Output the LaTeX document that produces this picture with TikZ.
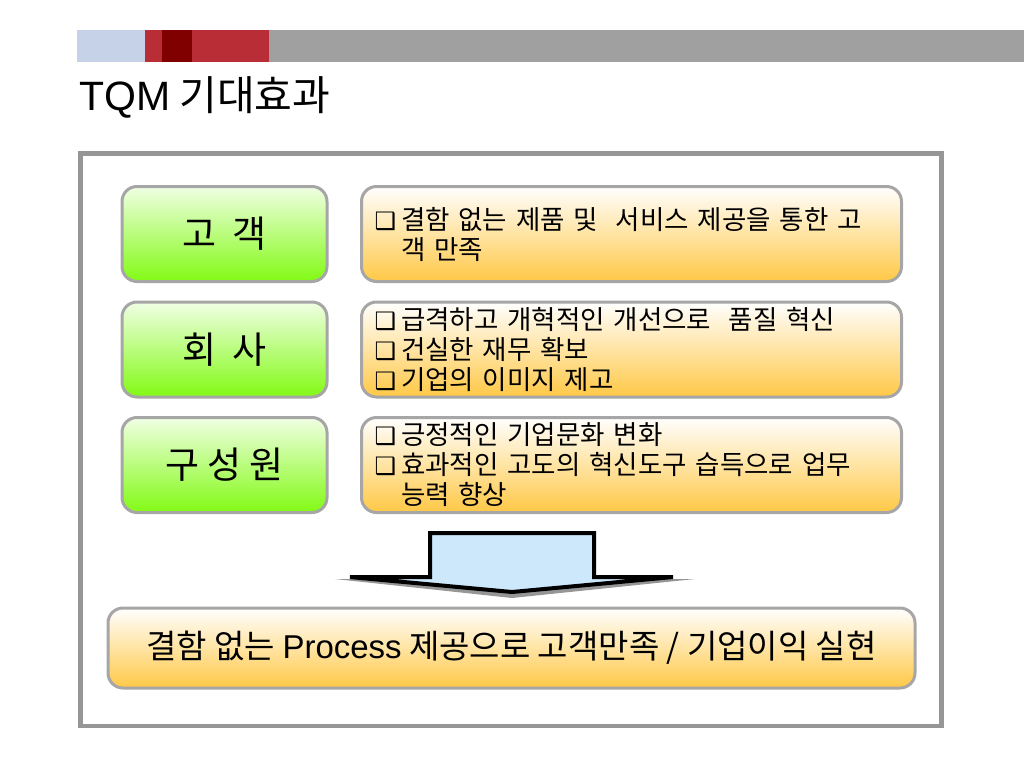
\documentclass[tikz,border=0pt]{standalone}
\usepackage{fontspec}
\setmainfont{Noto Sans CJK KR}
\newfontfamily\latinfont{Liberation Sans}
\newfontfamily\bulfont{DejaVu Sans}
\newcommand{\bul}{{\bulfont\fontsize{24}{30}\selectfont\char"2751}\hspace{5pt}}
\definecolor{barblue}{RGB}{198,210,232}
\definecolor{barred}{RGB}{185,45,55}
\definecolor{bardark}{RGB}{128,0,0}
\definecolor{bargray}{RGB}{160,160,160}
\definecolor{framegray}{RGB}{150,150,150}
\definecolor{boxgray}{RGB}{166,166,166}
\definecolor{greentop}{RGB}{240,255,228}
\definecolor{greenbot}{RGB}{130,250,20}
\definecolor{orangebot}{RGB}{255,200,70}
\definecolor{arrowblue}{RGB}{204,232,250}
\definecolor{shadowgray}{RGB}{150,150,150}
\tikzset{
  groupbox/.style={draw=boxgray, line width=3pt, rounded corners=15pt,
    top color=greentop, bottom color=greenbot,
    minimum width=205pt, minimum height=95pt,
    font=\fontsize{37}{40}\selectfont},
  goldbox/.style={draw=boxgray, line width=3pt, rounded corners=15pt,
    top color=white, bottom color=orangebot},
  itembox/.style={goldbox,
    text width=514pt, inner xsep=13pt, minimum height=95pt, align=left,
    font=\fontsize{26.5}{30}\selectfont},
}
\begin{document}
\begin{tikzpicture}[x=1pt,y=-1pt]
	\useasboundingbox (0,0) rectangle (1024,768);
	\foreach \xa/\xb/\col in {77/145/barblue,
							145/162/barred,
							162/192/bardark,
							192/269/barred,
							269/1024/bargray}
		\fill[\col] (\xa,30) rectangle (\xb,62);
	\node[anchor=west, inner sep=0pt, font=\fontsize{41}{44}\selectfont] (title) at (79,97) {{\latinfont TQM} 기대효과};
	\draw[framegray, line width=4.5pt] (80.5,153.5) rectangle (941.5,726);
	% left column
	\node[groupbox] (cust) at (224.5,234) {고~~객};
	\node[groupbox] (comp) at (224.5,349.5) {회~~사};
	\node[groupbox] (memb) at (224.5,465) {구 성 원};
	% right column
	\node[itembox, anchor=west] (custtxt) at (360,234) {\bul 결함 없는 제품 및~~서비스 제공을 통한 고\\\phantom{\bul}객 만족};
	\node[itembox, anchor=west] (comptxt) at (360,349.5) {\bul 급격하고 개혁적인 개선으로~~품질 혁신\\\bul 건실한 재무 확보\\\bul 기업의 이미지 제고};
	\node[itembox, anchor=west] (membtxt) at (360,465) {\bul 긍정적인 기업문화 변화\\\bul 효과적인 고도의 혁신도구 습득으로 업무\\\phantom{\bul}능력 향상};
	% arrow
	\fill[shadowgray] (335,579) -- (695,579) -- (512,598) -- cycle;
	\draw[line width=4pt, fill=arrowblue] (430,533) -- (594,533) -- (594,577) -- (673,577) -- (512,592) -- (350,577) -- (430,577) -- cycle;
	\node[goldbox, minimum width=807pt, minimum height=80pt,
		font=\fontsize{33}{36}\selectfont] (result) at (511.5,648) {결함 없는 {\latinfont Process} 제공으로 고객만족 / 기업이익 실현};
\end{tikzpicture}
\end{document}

· · · · · · ·

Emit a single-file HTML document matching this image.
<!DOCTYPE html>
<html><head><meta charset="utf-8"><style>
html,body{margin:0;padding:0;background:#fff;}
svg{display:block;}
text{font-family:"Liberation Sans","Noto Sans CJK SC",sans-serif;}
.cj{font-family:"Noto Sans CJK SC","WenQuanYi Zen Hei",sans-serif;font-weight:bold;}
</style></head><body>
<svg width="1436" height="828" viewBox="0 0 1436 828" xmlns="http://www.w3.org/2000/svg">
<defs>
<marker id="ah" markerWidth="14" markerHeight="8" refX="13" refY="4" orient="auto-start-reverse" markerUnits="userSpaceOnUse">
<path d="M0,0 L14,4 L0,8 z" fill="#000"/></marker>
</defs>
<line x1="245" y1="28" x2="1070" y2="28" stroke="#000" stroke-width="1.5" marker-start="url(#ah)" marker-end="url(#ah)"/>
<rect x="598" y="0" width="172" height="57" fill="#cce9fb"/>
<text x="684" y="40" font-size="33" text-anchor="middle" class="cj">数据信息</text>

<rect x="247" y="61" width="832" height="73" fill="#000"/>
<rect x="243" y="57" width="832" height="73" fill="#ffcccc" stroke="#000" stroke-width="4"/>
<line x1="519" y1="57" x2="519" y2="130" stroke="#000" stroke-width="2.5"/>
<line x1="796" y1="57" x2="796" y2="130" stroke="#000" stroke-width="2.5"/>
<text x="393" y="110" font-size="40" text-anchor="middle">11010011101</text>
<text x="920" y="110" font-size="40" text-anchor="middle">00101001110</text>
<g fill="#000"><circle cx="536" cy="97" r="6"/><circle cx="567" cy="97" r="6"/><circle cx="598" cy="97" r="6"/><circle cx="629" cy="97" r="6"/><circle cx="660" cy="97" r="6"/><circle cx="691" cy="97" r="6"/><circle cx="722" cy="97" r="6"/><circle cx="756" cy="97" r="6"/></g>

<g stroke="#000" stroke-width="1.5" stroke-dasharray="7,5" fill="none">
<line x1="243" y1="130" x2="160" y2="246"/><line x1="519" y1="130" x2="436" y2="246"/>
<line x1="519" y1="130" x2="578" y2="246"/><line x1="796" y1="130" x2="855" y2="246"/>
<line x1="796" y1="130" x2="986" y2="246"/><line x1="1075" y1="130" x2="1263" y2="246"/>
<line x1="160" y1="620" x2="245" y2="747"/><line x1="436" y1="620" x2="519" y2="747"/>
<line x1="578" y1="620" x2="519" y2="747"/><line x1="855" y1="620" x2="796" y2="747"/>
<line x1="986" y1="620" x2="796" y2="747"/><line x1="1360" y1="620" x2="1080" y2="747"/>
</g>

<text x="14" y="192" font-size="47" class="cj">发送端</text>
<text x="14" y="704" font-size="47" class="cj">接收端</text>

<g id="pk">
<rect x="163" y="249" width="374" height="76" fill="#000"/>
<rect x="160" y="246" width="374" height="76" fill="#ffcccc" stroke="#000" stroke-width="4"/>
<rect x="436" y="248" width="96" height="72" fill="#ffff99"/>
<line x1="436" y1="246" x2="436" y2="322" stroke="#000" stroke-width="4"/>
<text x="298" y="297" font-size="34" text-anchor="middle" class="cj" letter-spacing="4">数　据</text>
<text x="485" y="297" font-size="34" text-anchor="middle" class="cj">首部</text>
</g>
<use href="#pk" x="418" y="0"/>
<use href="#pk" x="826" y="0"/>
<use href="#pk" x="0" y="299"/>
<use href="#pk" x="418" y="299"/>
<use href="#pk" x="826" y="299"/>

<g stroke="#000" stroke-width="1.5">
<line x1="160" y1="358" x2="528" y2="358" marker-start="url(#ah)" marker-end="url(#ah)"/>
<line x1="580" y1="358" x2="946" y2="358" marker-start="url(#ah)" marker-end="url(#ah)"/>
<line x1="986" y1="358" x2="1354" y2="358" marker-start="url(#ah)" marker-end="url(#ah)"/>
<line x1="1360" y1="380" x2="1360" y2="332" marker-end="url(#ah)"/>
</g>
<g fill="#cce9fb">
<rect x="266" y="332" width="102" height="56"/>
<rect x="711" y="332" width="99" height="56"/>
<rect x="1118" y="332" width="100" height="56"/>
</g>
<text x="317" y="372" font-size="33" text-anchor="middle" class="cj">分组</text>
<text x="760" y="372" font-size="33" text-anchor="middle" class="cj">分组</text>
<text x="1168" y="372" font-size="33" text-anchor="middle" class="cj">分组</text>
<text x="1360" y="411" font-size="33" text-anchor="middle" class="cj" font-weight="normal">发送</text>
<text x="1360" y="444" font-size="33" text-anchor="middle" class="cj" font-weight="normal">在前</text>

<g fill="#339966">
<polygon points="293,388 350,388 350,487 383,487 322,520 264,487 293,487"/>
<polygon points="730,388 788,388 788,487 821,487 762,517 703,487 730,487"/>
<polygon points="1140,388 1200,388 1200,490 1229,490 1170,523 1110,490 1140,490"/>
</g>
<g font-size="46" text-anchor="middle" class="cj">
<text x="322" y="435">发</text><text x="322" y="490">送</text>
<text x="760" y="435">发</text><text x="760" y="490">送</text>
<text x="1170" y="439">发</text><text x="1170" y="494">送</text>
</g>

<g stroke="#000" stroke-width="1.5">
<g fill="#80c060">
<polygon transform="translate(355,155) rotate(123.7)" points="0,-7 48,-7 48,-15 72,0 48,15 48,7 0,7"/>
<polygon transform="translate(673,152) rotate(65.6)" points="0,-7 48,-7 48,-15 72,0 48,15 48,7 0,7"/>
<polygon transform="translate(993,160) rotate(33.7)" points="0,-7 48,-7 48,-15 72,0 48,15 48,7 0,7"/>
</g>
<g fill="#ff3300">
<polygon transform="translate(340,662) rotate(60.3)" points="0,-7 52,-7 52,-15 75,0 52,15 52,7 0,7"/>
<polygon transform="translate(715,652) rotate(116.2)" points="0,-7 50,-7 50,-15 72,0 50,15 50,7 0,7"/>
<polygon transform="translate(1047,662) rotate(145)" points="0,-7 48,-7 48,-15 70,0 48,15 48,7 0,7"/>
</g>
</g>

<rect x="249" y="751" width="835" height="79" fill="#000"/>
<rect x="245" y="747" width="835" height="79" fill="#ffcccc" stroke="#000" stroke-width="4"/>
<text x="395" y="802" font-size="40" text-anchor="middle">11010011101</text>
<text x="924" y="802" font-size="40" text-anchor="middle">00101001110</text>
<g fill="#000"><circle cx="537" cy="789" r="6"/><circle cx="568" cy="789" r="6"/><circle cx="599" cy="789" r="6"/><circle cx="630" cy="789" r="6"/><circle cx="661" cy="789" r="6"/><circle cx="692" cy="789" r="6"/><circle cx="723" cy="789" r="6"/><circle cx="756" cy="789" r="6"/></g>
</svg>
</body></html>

· · · · · · ·

**Exercise instructions:**
Write out every line of the data that holds the word "this".

**Output:**
Output the LaTeX document that produces this picture with TikZ.
Emit a single-file HTML document matching this image.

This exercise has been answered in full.